Его воспоминания были другими. В них Лесной Хозяин был просто зверем, одним из многих, которые умирали на потеху толпе.

– Но ты добыл?

– Добыл. – Старые шрамы Кейсо заныли, напоминая о той давней схватке. – Только и он меня…

– Сильно?

– Хребет хрустнул. Думали, что не выживу. А если выживу, то на ноги встать не сумею.

Выжил, хотя и долго метался на нити, соединявшей два мира. А потом еще дольше лежал неподвижною колодой, кляня богов за такую судьбу.

– И оказалось, что дом остался, семья осталась, но… не быть мне наследником. Кому нужен князь, неспособный ложку ко рту поднести? И кому нужен муж, который не защитит, не накормит, детей не подарит?

Так сказала Ингеборген, и в словах ее была горькая правда.

Янгар слушает увлеченно.

Ребенок еще, пусть и зим разменял прилично. Недожил, недоиграл, и теперь душа, очнувшись, желает получить то, что было утеряно.

– Я попросил у нее год. Не хотел терять надежды. И сказал, что если не одолею болезнь, то отпущу ее. Но я сумел заставить руки слушаться. На ноги встал. Все сказали, что это чудо, за которое я должен богов благодарить. Вот только мало его оказалась. Моя невеста вышла замуж за моего брата. Сказала, что любит его, что всегда любила. А он принял ее любовь. И все вокруг тоже.

Янгар тряхнул головой.

– Неправильно это.

– Я тоже так решил. – Кейсо вспомнил, как тяжело ему дался тот первый шаг, когда пришлось оторвать руки от печи. Одеревеневшие ноги. Спину слабую, которая, казалось, вот-вот переломится под его весом. И руки дрожащие.

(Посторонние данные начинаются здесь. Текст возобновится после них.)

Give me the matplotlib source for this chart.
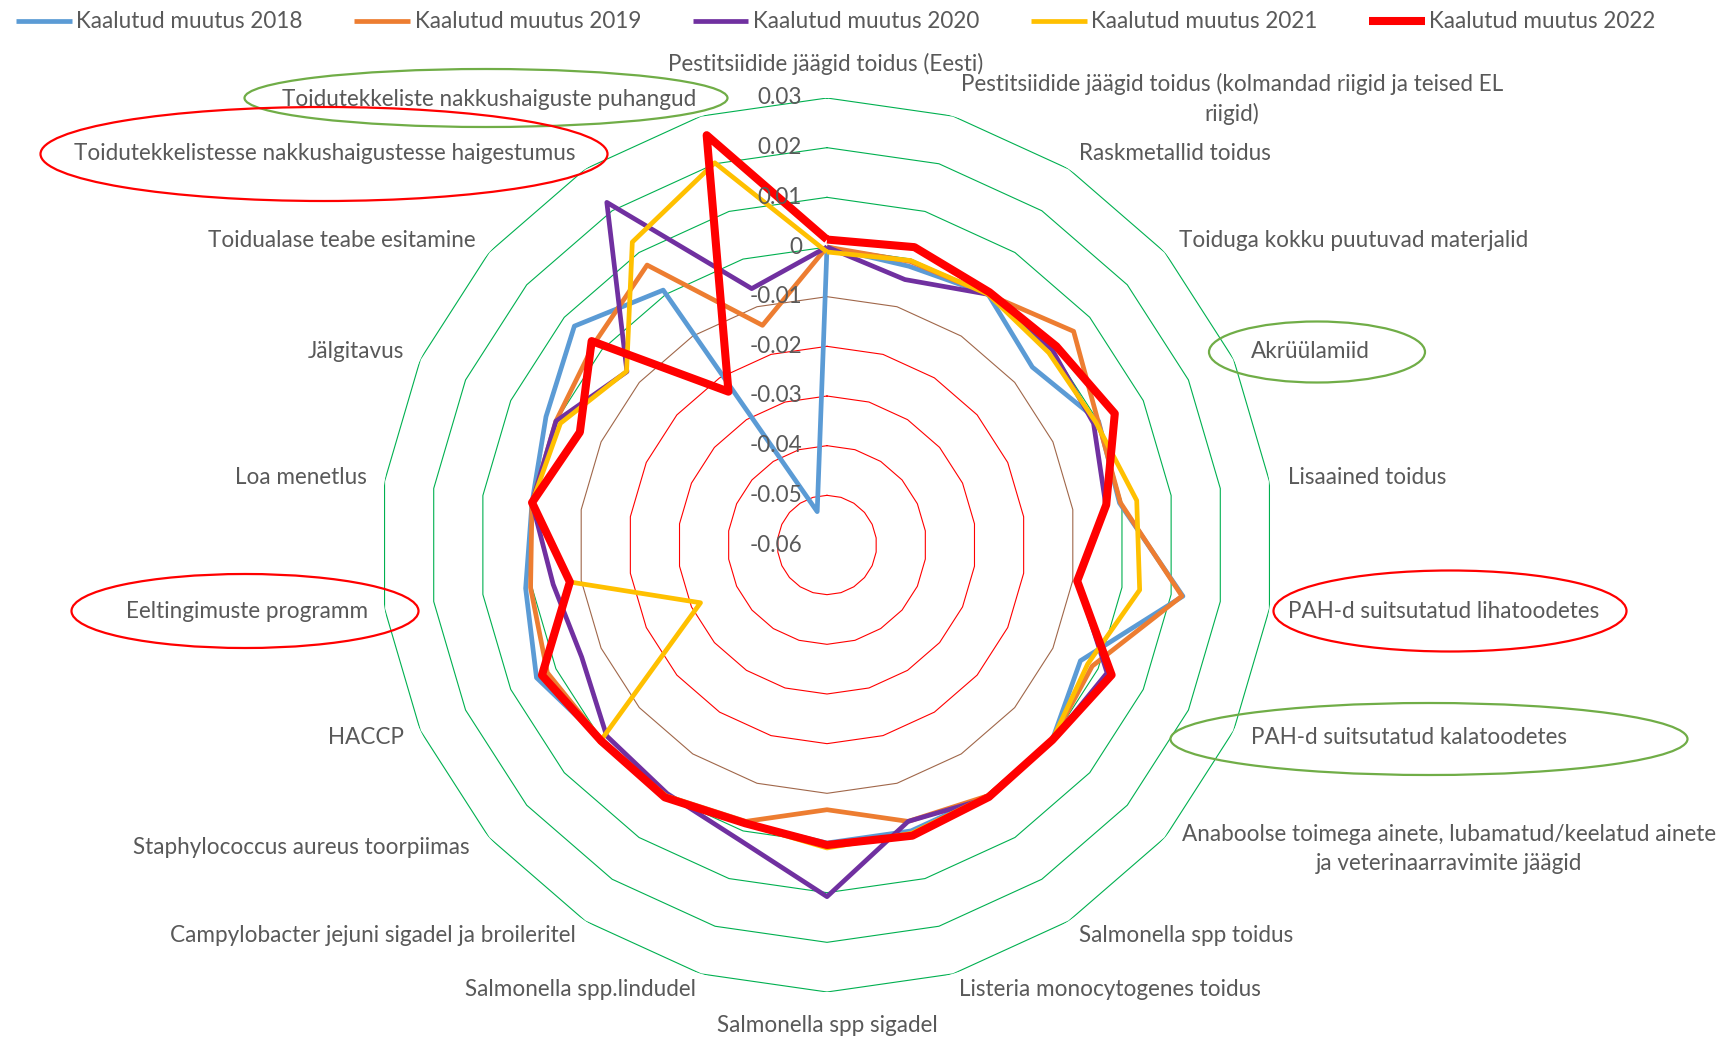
import numpy as np
import matplotlib
matplotlib.use("Agg")
import matplotlib.pyplot as plt
from matplotlib.patches import Ellipse

# ---------------- data ----------------
categories = [
    "Pestitsiidide jäägid toidus (Eesti)",
    "Pestitsiidide jäägid toidus (kolmandad riigid ja teised EL\nriigid)",
    "Raskmetallid toidus",
    "Toiduga kokku puutuvad materjalid",
    "Akrüülamiid",
    "Lisaained toidus",
    "PAH-d suitsutatud lihatoodetes",
    "PAH-d suitsutatud kalatoodetes",
    "Anaboolse toimega ainete, lubamatud/keelatud ainete\nja veterinaarravimite jäägid",
    "Salmonella spp toidus",
    "Listeria monocytogenes toidus",
    "Salmonella spp sigadel",
    "Salmonella spp.lindudel",
    "Campylobacter jejuni sigadel ja broileritel",
    "Staphylococcus aureus toorpiimas",
    "HACCP",
    "Eeltingimuste programm",
    "Loa menetlus",
    "Jälgitavus",
    "Toidualase teabe esitamine",
    "Toidutekkelistesse nakkushaigustesse haigestumus",
    "Toidutekkeliste nakkushaiguste puhangud",
]

series_names = ["Kaalutud muutus 2018", "Kaalutud muutus 2019", "Kaalutud muutus 2020",
                "Kaalutud muutus 2021", "Kaalutud muutus 2022"]

v2018 = [0.0, -0.0015, 0.0, -0.0053, 0.0001, -0.0005, 0.0124, -0.0039, 0.0, 0.0, 0.0,
         0.0, -0.0015, 0.0, 0.0, 0.0043, 0.0013, 0.0, 0.0022, 0.0073, 0.001, -0.053]
v2019 = [0.0, -0.0005, 0.0, 0.0057, 0.0, -0.0003, 0.0122, -0.0013, 0.0, 0.0, -0.002,
         -0.0067, -0.002, 0.0, 0.0, 0.0019, 0.0003, 0.0, 0.0, 0.002, 0.007, -0.0139]
v2020 = [0.0, -0.0043, 0.0, 0.0, -0.001, -0.0033, -0.009, 0.002, 0.0, 0.0005, -0.002,
         0.0108, 0.002, -0.0005, -0.0013, -0.0057, -0.0043, 0.0, 0.0, -0.0067, 0.022, -0.0062]
v2021 = [-0.001, -0.0003, 0.0, -0.0009, -0.0005, 0.003, 0.0036, -0.0023, 0.0, 0.0, 0.0005,
         0.001, -0.0015, 0.0, 0.0005, -0.032, -0.0077, 0.0, -0.001, -0.0066, 0.0125, 0.0202]
v2022 = [0.0015, 0.0025, 0.0005, 0.0011, 0.0037, -0.0032, -0.0091, 0.003, 0.0, 0.0003, 0.001,
         0.0004, -0.0016, 0.0004, 0.0002, 0.0031, -0.0077, 0.0, -0.0053, 0.0027, -0.0233, 0.026]

ring_values = [-0.05, -0.04, -0.03, -0.02, -0.01, 0.0, 0.01, 0.02, 0.03]
tick_values = [0.03, 0.02, 0.01, 0.0, -0.01, -0.02, -0.03, -0.04, -0.05, -0.06]
tick_labels = ["0.03", "0.02", "0.01", "0", "-0.01", "-0.02", "-0.03", "-0.04", "-0.05", "-0.06"]

# ---------------- layout / style ----------------
W, H = 1723, 1040
CX, CY, R = 827, 545, 447
TXT = "#595959"
FONT = "Lato"

fig = plt.figure(figsize=(W / 100, H / 100), dpi=100)
fig.patch.set_facecolor("white")

# font size chosen so that the longest label has the reference width
renderer = fig.canvas.get_renderer()
probe = fig.text(0, 0, categories[20], fontsize=10, family=FONT)
pw = probe.get_window_extent(renderer).width
probe.remove()
FS = 10 * 503 / pw

ax = fig.add_axes([(CX - R) / W, (H - CY - R) / H, 2 * R / W, 2 * R / H], projection="polar")
ax.set_theta_zero_location("N")
ax.set_theta_direction(-1)
ax.set_ylim(-0.06, 0.03)
ax.grid(False)
ax.set_xticks([])
ax.set_yticks([])
ax.spines["polar"].set_visible(False)
ax.patch.set_alpha(0)

n = len(categories)
theta = np.arange(n) * 2 * np.pi / n
theta_c = np.append(theta, theta[0])

# polygon gridlines
for v in ring_values:
    if v <= -0.02 + 1e-9:
        col = "#FF0000"
    elif abs(v + 0.01) < 1e-9:
        col = "#A0674A"
    else:
        col = "#00B050"
    ax.plot(theta_c, [v] * (n + 1), color=col, lw=0.8, zorder=1)

colors = ["#5B9BD5", "#ED7D31", "#7030A0", "#FFC000", "#FF0000"]
widths = [3.4, 3.4, 3.4, 3.4, 5.8]
handles = []
for vals, name, col, lw in zip([v2018, v2019, v2020, v2021, v2022], series_names, colors, widths):
    h, = ax.plot(theta_c, list(vals) + [vals[0]], color=col, lw=lw, label=name,
                 solid_joinstyle="round", solid_capstyle="butt", zorder=3, clip_on=False)
    handles.append(h)

# radial tick labels
for v, lab in zip(tick_values, tick_labels):
    ax.annotate(lab, xy=(0, v), xytext=(-18, 0), textcoords="offset points",
                ha="right", va="center", fontsize=FS, color=TXT, family=FONT, zorder=4)

label_pos = [
    (826, 64, "center"), (1232, 99, "center"), (1079, 154, "left"), (1179, 240, "left"),
    (1251, 352, "left"), (1288, 478, "left"), (1288, 611, "left"), (1251, 737, "left"),
    (1449, 849, "center"), (1079, 935, "left"), (959, 990, "left"), (827, 1025, "center"),
    (696, 990, "right"), (576, 935, "right"), (470, 848, "right"), (404, 737, "right"),
    (368, 611, "right"), (367, 478, "right"), (404, 352, "right"), (476, 240, "right"),
    (576, 154, "right"), (696, 99, "right"),
]
for cat, (x, y, ha) in zip(categories, label_pos):
    fig.text(x / W, 1 - y / H, cat, ha=ha, va="center", ma="center", fontsize=FS,
             color=TXT, family=FONT, linespacing=1.45)

# highlight ellipses
ellipses = [
    (486, 98, 483, 58, "#70AD47"),
    (324, 154, 567, 94, "#FF0000"),
    (1317, 352, 216, 61, "#70AD47"),
    (1450, 611, 353, 81, "#FF0000"),
    (1429, 739, 517, 72, "#70AD47"),
    (245, 611, 347, 74, "#FF0000"),
]
for x, y, w, h, col in ellipses:
    fig.add_artist(Ellipse((x / W, 1 - y / H), w / W, h / H, transform=fig.transFigure,
                           fill=False, ec=col, lw=1.6, zorder=5))

# legend
fig.legend(handles, series_names, loc="center left", bbox_to_anchor=(16 / W, 1 - 22 / H),
           ncol=5, frameon=False, prop={"family": FONT, "size": FS}, labelcolor=TXT,
           handlelength=2.47, handletextpad=0.2, columnspacing=2.3,
           borderpad=0, borderaxespad=0)

fig.savefig("out.png", dpi=100, facecolor="white")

Шаг… и безумная хмельная радость: вышло.

Только мало этого оказалось.

Все равно калека.

И к чему девку неволить? Сердцу ведь не прикажешь, как сказал отец, взгляд отводя.

Кейсо пытался приказать, честно, давил зависть и злость, улыбался, желал счастья молодым, но внутри зрело дурное. Ярость, не слепая, как у мальчишки, но вполне себе зрячая, копилась день ото дня, подстегивая. И шептала она: вот брат, который предал. И невеста продажная.

И все вокруг от тебя отвернулись, сочувствуя, но не делая ничего, чтобы остановить.

Да и не верили они, что жив будет Кейсо.

Похоронили.

– Я убил своего брата, малыш. Выждал время. Окреп. И вызвал его на поединок. Убил, хотя мог бы оставить живым. Он проиграл, потому как до последнего не верил, что я хочу его смерти.

Хруст костей. И скрип лезвия, что пробивает кожу, входит в плоть.

– Я забрал его жену. Думал, она поймет, как сильно я люблю ее. А она меня прокляла. И проклинала каждый день… и ночь тоже. Ее красота ушла, как вода в песок.

Янгар хмурится и раздирает предплечья, очищая кожу от чужой крови.

– Моя семья от меня отвернулась. И вышло, что не стало у меня дома. Не стало семьи. Невеста же… Лучше бы никогда ее не было. Или меня? Однажды я проснулся и понял, что вот-вот задохнусь, не от ее ненависти, но от своей ярости, которая меня не оставила.

– И ты пошел в храм?

– Сначала просто ушел. Бродил среди людей, искал… Сам не знаю, чего искал. И однажды услышал о храме в горах. Ненависть сжигает, малыш.

Янгар кивнул и, протянув измаранные кровью ладони, попросил:

– Научи перестать ненавидеть.

Этого Кейсо не мог.

Глава 30

Разговоры

Зима-пряха растеряла белоснежную шерсть небесных овец. Снежинки кружились в воздухе, и я, радуясь, что могу ощущать холод, ловила их на ладони.

Пальцы посинели и губы тоже, но мне было хорошо: отступили кошмары, а в душе воцарился несказанный покой. Год жизни? Половина срока уже вышла. И вторая тает день за днем. Однажды вновь наступит лето, я скину рыжую медвежью шкуру, и тогда…

Не знаю, что будет, но непременно что-то хорошее. И я смеялась, а ветер играл на обледенелых струнах ветвей.

Ты жива, Аану! Снова жива!

Всадника я увидела издали и с трудом удержалась, чтобы не броситься навстречу. Янгар?